* start DATA EXCERPT *

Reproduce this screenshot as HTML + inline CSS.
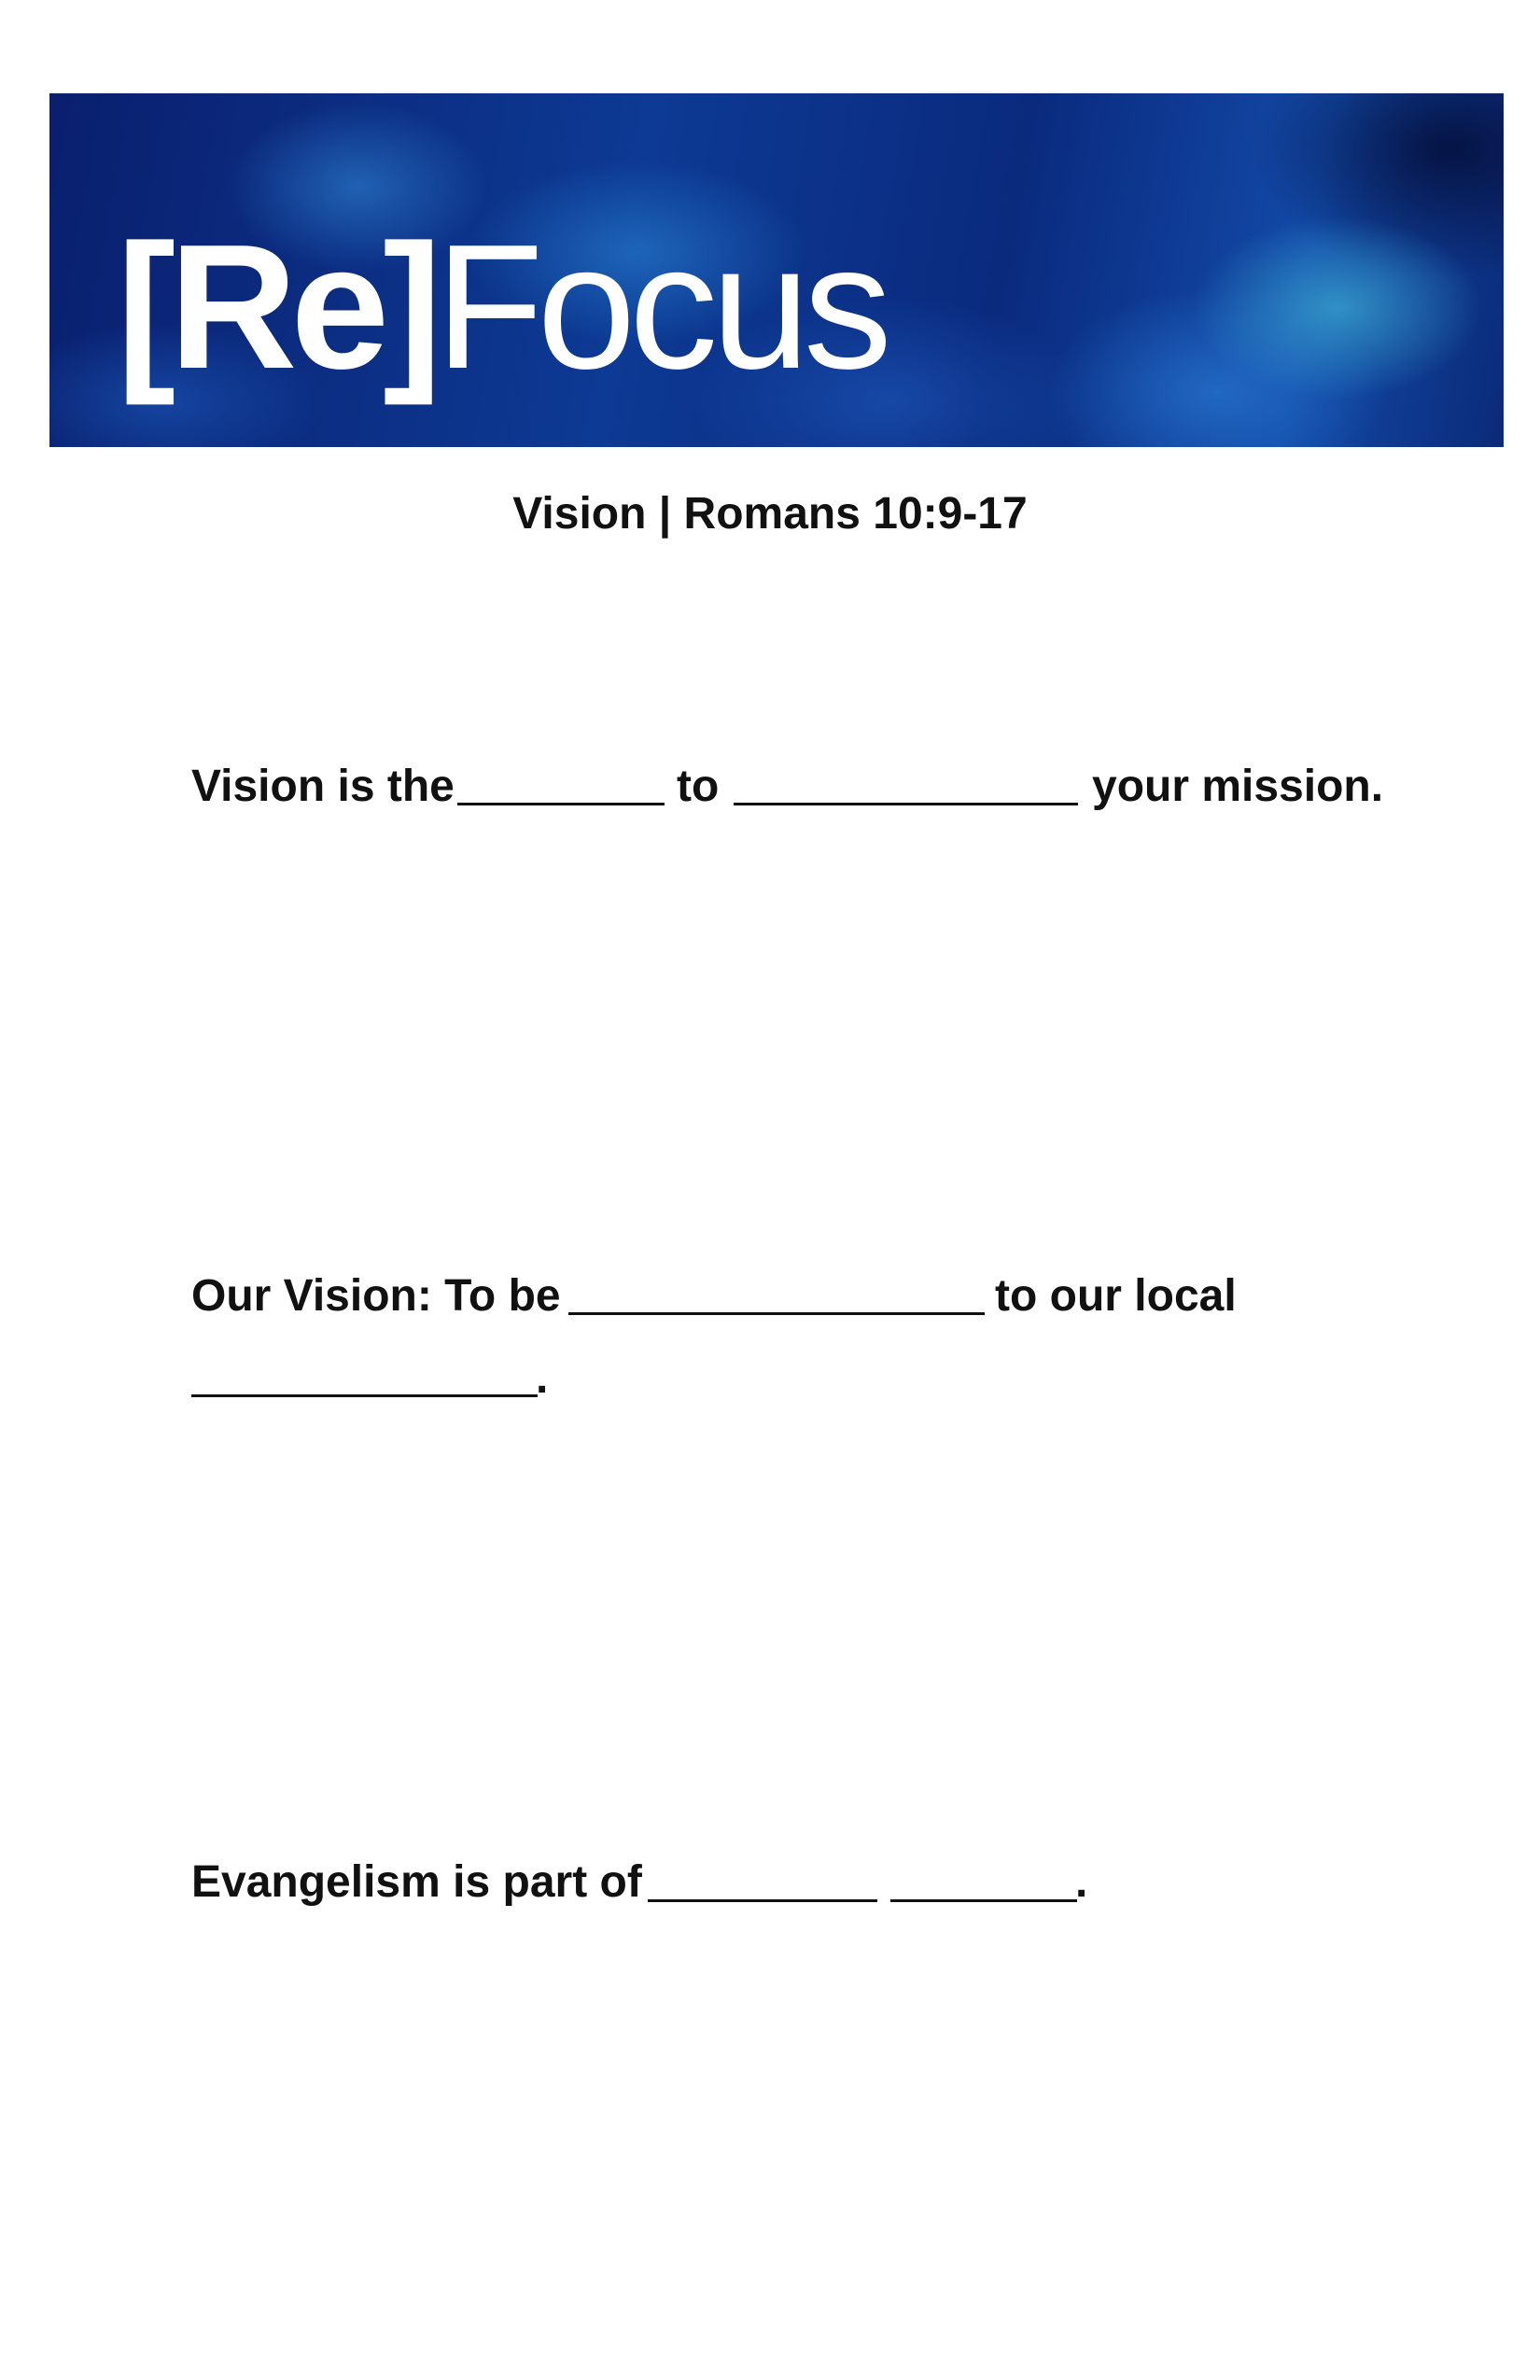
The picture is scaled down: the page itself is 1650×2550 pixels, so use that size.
<!DOCTYPE html>
<html><head><meta charset="utf-8"><style>
html,body{margin:0;padding:0;background:#fff;}
body{width:1650px;height:2550px;position:relative;overflow:hidden;font-family:"Liberation Sans",sans-serif;color:#111;}
.banner{position:absolute;left:53px;top:100px;width:1558px;height:379px;overflow:hidden;
background:
radial-gradient(ellipse 220px 140px at 1380px 230px,rgba(60,170,210,.75),transparent 70%),
radial-gradient(ellipse 260px 160px at 1250px 320px,rgba(40,120,210,.7),transparent 70%),
radial-gradient(ellipse 260px 140px at 630px 170px,rgba(40,130,210,.6),transparent 70%),
radial-gradient(ellipse 200px 130px at 330px 100px,rgba(50,140,220,.55),transparent 70%),
radial-gradient(ellipse 300px 160px at 900px 330px,rgba(30,90,190,.6),transparent 70%),
radial-gradient(ellipse 250px 120px at 120px 330px,rgba(30,100,200,.5),transparent 70%),
radial-gradient(ellipse 300px 200px at 1500px 60px,rgba(5,15,60,.9),transparent 70%),
linear-gradient(100deg,#0a1f6e 0%,#0d3a94 40%,#0a2a7e 65%,#124aa8 85%,#0b2a78 100%);}
.title{position:absolute;left:72px;top:134px;font-size:190px;line-height:1;color:#fff;letter-spacing:-7px;white-space:nowrap;}
.title b{font-weight:bold}
.sub{position:absolute;left:0;width:1650px;top:523px;text-align:center;font-size:48px;font-weight:bold;}
.t{position:absolute;font-size:48px;font-weight:bold;white-space:nowrap;line-height:1;}
.bl{position:absolute;height:0;border-top:3px solid #111;}
</style></head><body>
<div class="banner"><div class="title"><b>[Re]</b>Focus</div></div>
<div class="sub">Vision | Romans 10:9-17</div>

<div class="t" style="left:205px;top:819px">Vision is the</div>
<div class="bl" style="left:490px;width:222px;top:860px"></div>
<div class="t" style="left:725px;top:819px">to</div>
<div class="bl" style="left:786px;width:369px;top:860px"></div>
<div class="t" style="left:1170px;top:819px">your mission.</div>

<div class="t" style="left:205px;top:1365px">Our Vision: To be</div>
<div class="bl" style="left:609px;width:446px;top:1406px"></div>
<div class="t" style="left:1066px;top:1365px">to our local</div>
<div class="bl" style="left:205px;width:371px;top:1494px"></div>
<div class="t" style="left:574px;top:1453px">.</div>

<div class="t" style="left:205px;top:1993px">Evangelism is part of</div>
<div class="bl" style="left:694px;width:246px;top:2035px"></div>
<div class="bl" style="left:954px;width:200px;top:2035px"></div>
<div class="t" style="left:1152px;top:1993px">.</div>
</body></html>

* end DATA EXCERPT *

[REQUIRED TASK]
Set down the material above as is, without any pictures.

[EXERCISE RESULT]
Reproduce this screenshot as HTML + inline CSS.
The picture is scaled down: the page itself is 1650×2550 pixels, so use that size.
<!DOCTYPE html>
<html><head><meta charset="utf-8"><style>
html,body{margin:0;padding:0;background:#fff;}
body{width:1650px;height:2550px;position:relative;overflow:hidden;font-family:"Liberation Sans",sans-serif;color:#111;}
.banner{position:absolute;left:53px;top:100px;width:1558px;height:379px;overflow:hidden;
background:
radial-gradient(ellipse 220px 140px at 1380px 230px,rgba(60,170,210,.75),transparent 70%),
radial-gradient(ellipse 260px 160px at 1250px 320px,rgba(40,120,210,.7),transparent 70%),
radial-gradient(ellipse 260px 140px at 630px 170px,rgba(40,130,210,.6),transparent 70%),
radial-gradient(ellipse 200px 130px at 330px 100px,rgba(50,140,220,.55),transparent 70%),
radial-gradient(ellipse 300px 160px at 900px 330px,rgba(30,90,190,.6),transparent 70%),
radial-gradient(ellipse 250px 120px at 120px 330px,rgba(30,100,200,.5),transparent 70%),
radial-gradient(ellipse 300px 200px at 1500px 60px,rgba(5,15,60,.9),transparent 70%),
linear-gradient(100deg,#0a1f6e 0%,#0d3a94 40%,#0a2a7e 65%,#124aa8 85%,#0b2a78 100%);}
.title{position:absolute;left:72px;top:134px;font-size:190px;line-height:1;color:#fff;letter-spacing:-7px;white-space:nowrap;}
.title b{font-weight:bold}
.sub{position:absolute;left:0;width:1650px;top:523px;text-align:center;font-size:48px;font-weight:bold;}
.t{position:absolute;font-size:48px;font-weight:bold;white-space:nowrap;line-height:1;}
.bl{position:absolute;height:0;border-top:3px solid #111;}
</style></head><body>
<div class="banner"><div class="title"><b>[Re]</b>Focus</div></div>
<div class="sub">Vision | Romans 10:9-17</div>

<div class="t" style="left:205px;top:819px">Vision is the</div>
<div class="bl" style="left:490px;width:222px;top:860px"></div>
<div class="t" style="left:725px;top:819px">to</div>
<div class="bl" style="left:786px;width:369px;top:860px"></div>
<div class="t" style="left:1170px;top:819px">your mission.</div>

<div class="t" style="left:205px;top:1365px">Our Vision: To be</div>
<div class="bl" style="left:609px;width:446px;top:1406px"></div>
<div class="t" style="left:1066px;top:1365px">to our local</div>
<div class="bl" style="left:205px;width:371px;top:1494px"></div>
<div class="t" style="left:574px;top:1453px">.</div>

<div class="t" style="left:205px;top:1993px">Evangelism is part of</div>
<div class="bl" style="left:694px;width:246px;top:2035px"></div>
<div class="bl" style="left:954px;width:200px;top:2035px"></div>
<div class="t" style="left:1152px;top:1993px">.</div>
</body></html>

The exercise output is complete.